Some records:
□ □ □

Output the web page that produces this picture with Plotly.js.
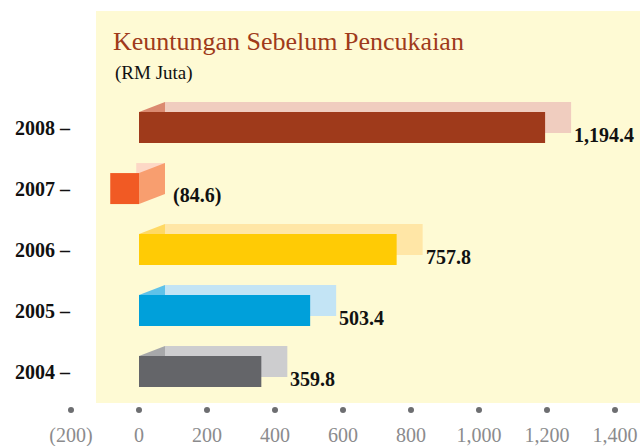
<!DOCTYPE html>
<html>
<head>
<meta charset="utf-8">
<script src="https://cdn.plot.ly/plotly-3.0.1.min.js"></script>
<style>html,body{margin:0;padding:0;background:#fff;}#chart{width:640px;height:446px;}</style>
</head>
<body>
<div id="chart"></div>
<script>
// ---- data ----
const years = ['2004', '2005', '2006', '2007', '2008'];
const profits = [359.8, 503.4, 757.8, -84.6, 1194.4];
const xTickVals = [-200, 0, 200, 400, 600, 800, 1000, 1200, 1400];
const xTickText = ['(200)', '0', '200', '400', '600', '800', '1,000', '1,200', '1,400'];
const yTickText = ['2004 –', '2005 –', '2006 –', '2007 –', '2008 –'];

// ---- style ----
const frontColors = ['#646569', '#00a0da', '#ffcb05', '#f15a24', '#9f3a1b'];
const sideColors  = ['#a7a8aa', '#5fc2e9', '#ffd964', '#f89e6f', '#db8a70'];
const backColors  = ['#cdcdcf', '#c3e4f5', '#ffe6a6', '#fdd8c6', '#f0cdbf'];
const pxPerUnitX = 544 / 1600;
const pxPerUnitY = 61;
const offU = 26 / pxPerUnitX;   // depth shift (x)
const dyU = 10 / pxPerUnitY;    // depth shift (y)
const barW = 31 / pxPerUnitY;
const idx = years.map((_, i) => i);

function fmt(v) {
  const s = Math.abs(v).toLocaleString('en-US', {minimumFractionDigits: 1, maximumFractionDigits: 1});
  return v < 0 ? '(' + s + ')' : s;
}

const traces = [];
// back (shadow) bars
traces.push({
  type: 'bar', orientation: 'h',
  y: idx,
  x: profits.map(v => Math.abs(v)),
  base: profits.map(v => v < 0 ? v + offU : offU),
  width: barW, offset: -barW / 2 + dyU,
  marker: {color: backColors, line: {width: 0}},
  hoverinfo: 'skip'
});
// front bars
traces.push({
  type: 'bar', orientation: 'h',
  y: idx, x: profits, base: 0,
  width: barW, offset: -barW / 2,
  marker: {color: frontColors, line: {width: 0}},
  hoverinfo: 'skip'
});
// connecting faces
profits.forEach((v, i) => {
  const top = i + barW / 2, bot = i - barW / 2;
  let xs, ys;
  if (v >= 0) {
    xs = [0, offU, offU, 0];
    ys = [top, top + dyU, top, top];
  } else {
    xs = [0, offU, offU, 0, 0];
    ys = [top, top + dyU, bot + dyU, bot, top];
  }
  traces.push({
    type: 'scatter', mode: 'lines', x: xs, y: ys,
    fill: 'toself', fillcolor: sideColors[i],
    line: {width: 0, color: sideColors[i]},
    hoverinfo: 'skip'
  });
});
// axis dots
const yMin = -0.63, yMax = yMin + 390 / pxPerUnitY;
traces.push({
  type: 'scatter', mode: 'markers',
  x: xTickVals, y: xTickVals.map(() => yMin),
  marker: {color: '#6d6e71', size: 6},
  cliponaxis: false, hoverinfo: 'skip'
});

const annotations = profits.map((v, i) => ({
  xref: 'x', yref: 'y',
  x: v >= 0 ? v + offU : offU,
  y: i, xanchor: 'left', yanchor: 'middle',
  xshift: v >= 0 ? 1 : 6, yshift: -7,
  text: fmt(v), showarrow: false,
  font: {family: 'Liberation Serif', size: 20, color: '#111', weight: 'bold'}
}));
annotations.push({
  xref: 'paper', yref: 'paper', x: (113 - 71) / 544, y: (410 - 73) / 390,
  xanchor: 'left', yanchor: 'middle', showarrow: false,
  text: '(RM Juta)',
  font: {family: 'Liberation Serif', size: 19, color: '#111'}
});

const layout = {
  width: 640, height: 446,
  margin: {l: 71, r: 25, t: 20, b: 36},
  paper_bgcolor: '#ffffff', plot_bgcolor: 'rgba(0,0,0,0)',
  showlegend: false, barmode: 'overlay',
  title: {
    text: 'Keuntungan Sebelum Pencukaian',
    xref: 'container', yref: 'container',
    x: 113 / 640, xanchor: 'left', y: 1 - 41 / 446, yanchor: 'middle',
    font: {family: 'Liberation Serif', size: 26, color: '#9f3a1b'}
  },
  xaxis: {
    range: [-200, 1400], tickvals: xTickVals, ticktext: xTickText,
    showgrid: false, zeroline: false, showline: false,
    ticks: 'outside', ticklen: 7, tickcolor: 'rgba(0,0,0,0)',
    tickfont: {family: 'Liberation Serif', size: 20, color: '#8b8b8d'},
    fixedrange: true
  },
  yaxis: {
    range: [yMin, yMax], tickvals: idx, ticktext: yTickText,
    showgrid: false, zeroline: false, showline: false, ticks: '',
    tickfont: {family: 'Liberation Serif', size: 20, color: '#111', weight: 'bold'},
    fixedrange: true
  },
  shapes: [{
    type: 'rect', xref: 'paper', yref: 'paper', layer: 'below',
    x0: (96 - 71) / 544, x1: (640 - 71) / 544,
    y0: (410 - 403) / 390, y1: (410 - 11) / 390,
    fillcolor: '#fefad4', line: {width: 0}
  }],
  annotations: annotations
};

Plotly.newPlot('chart', traces, layout, {displayModeBar: false, staticPlot: true});
</script>
</body>
</html>
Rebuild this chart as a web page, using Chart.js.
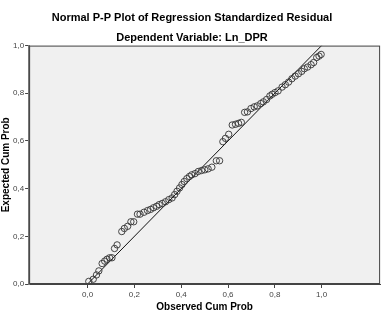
<!DOCTYPE html>
<html>
<head>
<meta charset="UTF-8">
<script src="https://cdn.jsdelivr.net/npm/chart.js"></script>
<style>
    body { margin: 0; background: #fff; }
    #box { width: 385px; height: 312px; }
</style>
</head>
<body>
<div id="box"><canvas id="graf_pp"></canvas></div>
<script>
    // valores
    const tituloLinhas = ['Normal P-P Plot of Regression Standardized Residual', 'Dependent Variable: Ln_DPR'];
    const tituloX = 'Observed Cum Prob';
    const tituloY = 'Expected Cum Prob';
    const ticksEixo = [0, 0.2, 0.4, 0.6, 0.8, 1.0];

    const observedCumProb = [0.005, 0.024, 0.038, 0.048, 0.062, 0.073, 0.083, 0.094, 0.104, 0.115,
        0.126, 0.146, 0.157, 0.171, 0.185, 0.197, 0.213, 0.224, 0.241, 0.256,
        0.269, 0.282, 0.295, 0.306, 0.319, 0.333, 0.347, 0.361, 0.372, 0.382,
        0.393, 0.403, 0.413, 0.424, 0.435, 0.445, 0.459, 0.473, 0.487, 0.501,
        0.515, 0.531, 0.550, 0.564, 0.578, 0.589, 0.603, 0.618, 0.632, 0.645,
        0.657, 0.671, 0.683, 0.698, 0.712, 0.725, 0.740, 0.751, 0.765, 0.779,
        0.789, 0.801, 0.814, 0.831, 0.845, 0.859, 0.873, 0.887, 0.901, 0.915,
        0.926, 0.940, 0.955, 0.966, 0.979, 0.989, 0.998];
    const expectedCumProb = [0.011, 0.020, 0.038, 0.055, 0.086, 0.096, 0.104, 0.110, 0.110, 0.149,
        0.164, 0.220, 0.233, 0.242, 0.261, 0.261, 0.293, 0.293, 0.301, 0.308,
        0.313, 0.320, 0.326, 0.333, 0.338, 0.345, 0.354, 0.361, 0.375, 0.389,
        0.403, 0.417, 0.430, 0.442, 0.451, 0.458, 0.463, 0.472, 0.476, 0.479,
        0.483, 0.490, 0.517, 0.517, 0.597, 0.611, 0.628, 0.667, 0.670, 0.674,
        0.678, 0.720, 0.722, 0.736, 0.743, 0.747, 0.757, 0.764, 0.774, 0.789,
        0.796, 0.803, 0.810, 0.826, 0.836, 0.847, 0.861, 0.872, 0.882, 0.892,
        0.903, 0.910, 0.920, 0.929, 0.950, 0.956, 0.963];

    const linhaRefX = [0, 1];
    const linhaRefY = [0, 1];

    let pontos = [];
    for (let i = 0; i < observedCumProb.length; i++) {
        pontos.push({ x: observedCumProb[i], y: expectedCumProb[i] });
    }
    let linha = [];
    for (let i = 0; i < linhaRefX.length; i++) {
        linha.push({ x: linhaRefX[i], y: linhaRefY[i] });
    }

    function formatarVirgula(v) {
        return v.toFixed(1).replace('.', ',');
    }

    // fundo cinza e moldura da area do grafico
    const fundoArea = {
        id: 'fundoArea',
        beforeDraw(chart) {
            const { ctx, chartArea: a } = chart;
            ctx.save();
            ctx.fillStyle = '#f0f0f0';
            ctx.fillRect(a.left, a.top, a.right - a.left, a.bottom - a.top);
            ctx.restore();
        },
        afterDraw(chart) {
            const { ctx, chartArea: a } = chart;
            ctx.save();
            ctx.strokeStyle = '#444';
            ctx.lineWidth = 1;
            ctx.strokeRect(a.left + 0.5, a.top + 0.5, a.right - a.left - 1, a.bottom - a.top - 1);
            ctx.restore();
        }
    };

    const config = {
        type: 'scatter',
        data: {
            datasets: [{
                label: 'Observed',
                data: pontos,
                pointStyle: 'circle',
                pointRadius: 3.2,
                borderColor: '#333',
                backgroundColor: 'rgba(0,0,0,0)',
                borderWidth: 0.9
            }, {
                type: 'line',
                label: 'Ref',
                data: linha,
                borderColor: '#111',
                borderWidth: 1,
                pointRadius: 0,
                fill: false
            }]
        },
        options: {
            responsive: true,
            maintainAspectRatio: false,
            animation: false,
            layout: { padding: { left: 0, right: 1, top: 0, bottom: 0 } },
            plugins: {
                legend: { display: false },
                tooltip: { enabled: false },
                title: {
                    display: true,
                    text: tituloLinhas,
                    color: '#000',
                    font: { family: 'Liberation Sans, Arial', size: 11, weight: 'bold', lineHeight: 1.8 },
                    padding: { top: 8, bottom: -2 }
                }
            },
            scales: {
                x: {
                    type: 'linear',
                    min: -0.25,
                    max: 1.25,
                    afterBuildTicks(scale) {
                        scale.ticks = ticksEixo.map(v => ({ value: v }));
                    },
                    ticks: {
                        callback: v => formatarVirgula(v),
                        color: '#444',
                        font: { family: 'Liberation Sans, Arial', size: 8, lineHeight: 1 },
                        padding: 3,
                        maxRotation: 0
                    },
                    grid: { drawOnChartArea: false, drawTicks: true, tickLength: 4, color: '#444' },
                    border: { display: true, color: '#444' },
                    title: {
                        display: true,
                        text: tituloX,
                        color: '#000',
                        font: { family: 'Liberation Sans, Arial', size: 10, weight: 'bold', lineHeight: 1 },
                        padding: { top: 0, bottom: 0 }
                    }
                },
                y: {
                    type: 'linear',
                    min: 0,
                    max: 1,
                    afterBuildTicks(scale) {
                        scale.ticks = ticksEixo.map(v => ({ value: v }));
                    },
                    ticks: {
                        callback: v => formatarVirgula(v),
                        color: '#444',
                        font: { family: 'Liberation Sans, Arial', size: 8 },
                        padding: 1
                    },
                    grid: { drawOnChartArea: false, drawTicks: true, tickLength: 4, color: '#444' },
                    border: { display: true, color: '#777', width: 2 },
                    title: {
                        display: true,
                        text: tituloY,
                        color: '#000',
                        font: { family: 'Liberation Sans, Arial', size: 10, weight: 'bold' },
                        padding: { top: 0, bottom: 0 }
                    }
                }
            }
        },
        plugins: [fundoArea]
    };

    let myChart = new Chart(document.getElementById('graf_pp'), config);
</script>
</body>
</html>
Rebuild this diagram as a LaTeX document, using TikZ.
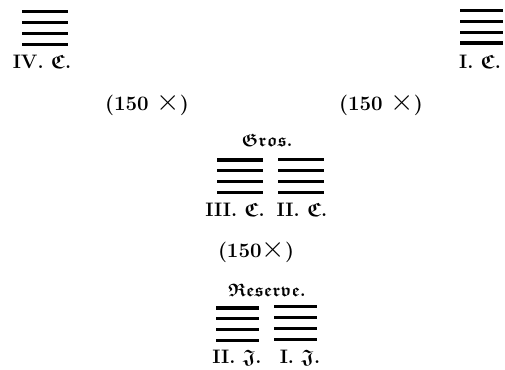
\documentclass[tikz,border=0pt]{standalone}
\usepackage{amsmath,amssymb}
\usepackage{fontspec}
\newcommand{\frk}[1]{$\boldsymbol{\mathfrak{#1}}$}
\newcommand{\mult}{\scalebox{1.45}{$\times$}}
\begin{document}
\begin{tikzpicture}[x=1pt,y=-1pt,
  bar/.style={line width=3.1pt},
  numlabel/.style={font=\fontsize{19.5}{22}\selectfont\bfseries, inner sep=0pt},
  headlabel/.style={font=\fontsize{18}{21}\selectfont, inner sep=0pt},
  countlabel/.style={font=\fontsize{20.5}{23}\selectfont\bfseries, inner sep=0pt}]
	\useasboundingbox (0,0) rectangle (505,369);
	\newcommand{\barsep}{10.9}
	% the six bodies of four ranks each
	\foreach 
	\name/\x/\y/\w/\lx/\ly/\num/\arm
	in
	{
		ivc/22/11.7/46/42/62/IV/C,
		ic/460/10.3/43/480/62/I/C,
		iiic/217/160/46/235/210/III/C,
		iic/278/159.5/46/302/210/II/C,
		iij/216/308/43/237/358/II/J,
		ij/274/306.5/43/300/358/I/J
	}
	{
		\foreach \k in {0,...,3}
		\draw [bar] (\x,\y+\k*\barsep) -- ++(\w,0);
		\node [numlabel] (\name) at (\lx,\ly) {\num. \frk{\arm}.};
	}
	\node [headlabel] (gros) at (267,140) {\frk{Gros.}};
	\node [headlabel] (reserve) at (267,290) {\frk{Reserve.}};
	\node [countlabel] (leftcount) at (147,104) {(150 \mult)};
	\node [countlabel] (rightcount) at (381,104) {(150 \mult)};
	\node [countlabel] (midcount) at (256,251) {(150\mult)};
\end{tikzpicture}
\end{document}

□ □ □

Exercise task:
Within the listing above, extract exactly the lines that run from the one containing "Rebuild this chart" through the one containing "const ticksEixo = [0, 0.2, 0.4, 0.6, 0.8, 1.0];", excluding any pictures.

Full response:
Rebuild this chart as a web page, using Chart.js.
<!DOCTYPE html>
<html>
<head>
<meta charset="UTF-8">
<script src="https://cdn.jsdelivr.net/npm/chart.js"></script>
<style>
    body { margin: 0; background: #fff; }
    #box { width: 385px; height: 312px; }
</style>
</head>
<body>
<div id="box"><canvas id="graf_pp"></canvas></div>
<script>
    // valores
    const tituloLinhas = ['Normal P-P Plot of Regression Standardized Residual', 'Dependent Variable: Ln_DPR'];
    const tituloX = 'Observed Cum Prob';
    const tituloY = 'Expected Cum Prob';
    const ticksEixo = [0, 0.2, 0.4, 0.6, 0.8, 1.0];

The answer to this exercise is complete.